When parents divorce, their children get the wind taken out of their sails, no matter what their age(s). They can become especially vulnerable to unsavory influences that they “meet” online via social media sites.
Problems can brew when one parent is laxer than the other parent regarding their children’s social media usage rules. To avoid problems or tragedies, the following information might be helpful.
Start a dialogue early
If you allow kids aged seven to nine to have their own tablets (or access yours), keep the conversations light and superficial. Ask what they and their friends do on their phones and tablets. Learn which games they play and insist on knowing all passwords.

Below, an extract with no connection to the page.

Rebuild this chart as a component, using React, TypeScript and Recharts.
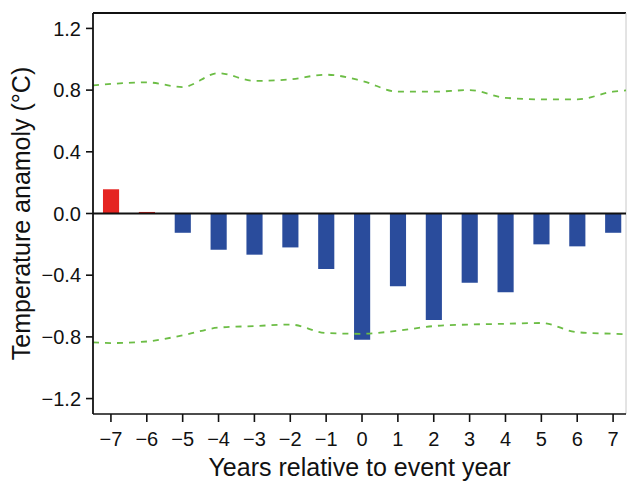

The tween years pose more problems
During the tween years, it becomes a bit more complex because bullying can emerge from their peer group. Make sure that you can review the posts they both send and receive so you know if you need to intercede,
Kids of this age are able to understand accounts can be hacked and cloned. They are old enough to realize that someone entirely different from who they portray online can be behind those accounts. Ideally, your children will feel equally comfortable with both co-parents to openly discuss social media and any problems they might have with online relationships.
Which parent makes the final call on kids’ social media usage?
If one is a helicopter parent and the other uses screentime as a babysitter, problems will arise. Your job is to keep your kids safe from online predators, so you might need to ask the family law court to weigh in if you cannot reach an accord.